For the cake:
- 1/2 cup butter, plus more for greasing the pan, softened (see note)
- 1/4 cup sugar (or coconut sugar should work)
- 3 eggs, at room temp (see note)
- 1 teaspoon vanilla extract
- 1 cup mashed banana (about 2 large)
- 1 1/2 cups almond flour
- 1/2 cup tapioca starch
- 1 teaspoon baking powder
- 1/2 teaspoon baking soda
- 1/2 teaspoon salt
For the salted caramel glaze:
- 4 tablespoons unsalted butter
- 1/3 cup sugar
- 1/3 cup cream
- pinch salt
- flaky salt
- Butter an 8×11 baking pan and preheat the oven to 350ºF.
- In a large bowl or stand mixer, beat the butter and sugar until lighter and fluffy. Add the eggs, beating after each addition. Beat in the bananas and vanilla extract until well combined.
- In a medium bowl, whisk together the almond flour, tapioca starch, baking powder, baking soda, and salt. Add the dry ingredients to the mixing bowl and mix until just incorporated.
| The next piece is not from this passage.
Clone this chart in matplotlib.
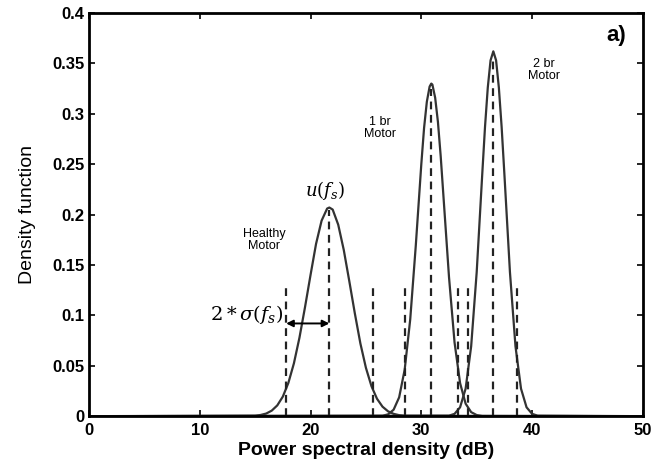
import numpy as np
import matplotlib.pyplot as plt

plt.rcParams['font.family'] = ['Liberation Sans', 'DejaVu Sans']
plt.rcParams['mathtext.fontset'] = 'dejavuserif'

# density curves
healthy_x = [0, 15, 15.5, 16, 16.5, 17, 17.5, 18, 18.5, 19, 19.5, 20, 20.5, 21, 21.5, 21.7,
             22, 22.5, 23, 23.5, 24, 24.5, 25, 25.5, 26, 26.5, 27, 27.5, 28, 28.5, 50]
healthy_y = [0, 0.0005, 0.0012, 0.0026, 0.0055, 0.0107, 0.0194, 0.033, 0.0524, 0.0778, 0.108,
             0.140, 0.171, 0.194, 0.206, 0.207, 0.205, 0.190, 0.165, 0.134, 0.102, 0.0722,
             0.048, 0.0298, 0.0173, 0.0094, 0.0048, 0.0023, 0.001, 0.0004, 0]

br1_x = [0, 26.5, 27, 27.5, 28, 28.5, 29, 29.5, 30, 30.25, 30.5, 30.75, 30.9, 31, 31.25,
         31.5, 31.75, 32, 32.5, 33, 33.5, 34, 34.5, 35, 35.5, 50]
br1_y = [0, 0.0004, 0.0018, 0.0064, 0.0187, 0.0462, 0.0961, 0.169, 0.250, 0.286, 0.312,
         0.327, 0.330, 0.329, 0.316, 0.292, 0.258, 0.218, 0.138, 0.0732, 0.0328, 0.0124,
         0.004, 0.0011, 0.0002, 0]

br2_x = [0, 32.5, 33, 33.5, 34, 34.5, 35, 35.5, 35.75, 36, 36.25, 36.5, 36.75, 37, 37.25,
         37.5, 38, 38.5, 39, 39.5, 40, 40.5, 50]
br2_y = [0, 0.0005, 0.0023, 0.0088, 0.0273, 0.0693, 0.143, 0.240, 0.287, 0.326, 0.353,
         0.362, 0.353, 0.326, 0.287, 0.240, 0.143, 0.0693, 0.0273, 0.0088, 0.0023, 0.0005, 0]

# dashed markers: means and mean +/- 2 sigma
dash_x = [17.8, 21.7, 25.6, 28.5, 30.9, 33.3, 34.2, 36.5, 38.6]
dash_top = [0.13, 0.205, 0.13, 0.13, 0.325, 0.13, 0.13, 0.357, 0.13]

xticks = [0, 10, 20, 30, 40, 50]
yticks = [0, 0.05, 0.1, 0.15, 0.2, 0.25, 0.3, 0.35, 0.4]
ytick_labels = ['0', '0.05', '0.1', '0.15', '0.2', '0.25', '0.3', '0.35', '0.4']

fig = plt.figure(figsize=(6.54, 4.65), dpi=100)
ax = fig.add_axes([0.136, 0.105, 0.847, 0.867])

line_col = '#333333'
ax.plot(healthy_x, healthy_y, color=line_col, linewidth=1.6)
ax.plot(br1_x, br1_y, color=line_col, linewidth=1.6)
ax.plot(br2_x, br2_y, color=line_col, linewidth=1.6)

ax.vlines(dash_x, 0, dash_top, colors='#222222', linewidth=1.6, linestyles=(0, (3.5, 2.5)))

# 2*sigma arrow
ax.annotate('', xy=(17.8, 0.092), xytext=(21.7, 0.092),
            arrowprops=dict(arrowstyle='<|-|>', color='black', lw=1.4, shrinkA=0, shrinkB=0,
                            mutation_scale=10))
ax.text(17.5, 0.101, r'$2*\sigma(f_s)$', ha='right', va='center', fontsize=14)
ax.text(21.3, 0.224, r'$u(f_s)$', ha='center', va='center', fontsize=13)

ax.text(15.8, 0.175, 'Healthy\nMotor', ha='center', va='center', fontsize=9, linespacing=1.0)
ax.text(26.3, 0.286, '1 br\nMotor', ha='center', va='center', fontsize=9, linespacing=1.0)
ax.text(41.1, 0.343, '2 br\nMotor', ha='center', va='center', fontsize=9, linespacing=1.0)
ax.text(47.6, 0.378, 'a)', ha='center', va='center', fontsize=16, fontweight='bold')

ax.set_xlim(0, 50)
ax.set_ylim(0, 0.4)
ax.set_xticks(xticks)
ax.set_yticks(yticks)
ax.set_yticklabels(ytick_labels)
ax.tick_params(direction='in', top=True, right=True, length=4, width=1.2,
               labelsize=12, pad=3)
ax.tick_params(axis='x', pad=5)
for lbl in ax.get_xticklabels() + ax.get_yticklabels():
    lbl.set_fontweight('bold')
for s in ax.spines.values():
    s.set_linewidth(2)

ax.set_xlabel('Power spectral density (dB)', fontsize=14, fontweight='bold', labelpad=3)
ax.set_ylabel('Density function', fontsize=14, labelpad=12)

fig.savefig('out.png', dpi=100)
- Pour into the prepared pan and bake for 25-30 minutes, or until cooked through.
When the cake is done, prepare the caramel:
- In a large sauce pan, bring the butter, sugar, cream and a pinch of salt to a boil. Cook for 3-4 minutes, or until a couple shades darker in color.
- Remove from the heat and immediately pour over the cake, spreading it out as quickly as you can. It will harden the moment it cools.
- Sprinkle with a generous amount of flaky salt.
If your eggs are cold, simply place them in a bowl of very warm water for 15 minutes before using.
If your butter isn’t soft, great news! You can take out your rage while softening it. Just put it between two sheets of parchment paper and whack the crap out of it with a rolling pin.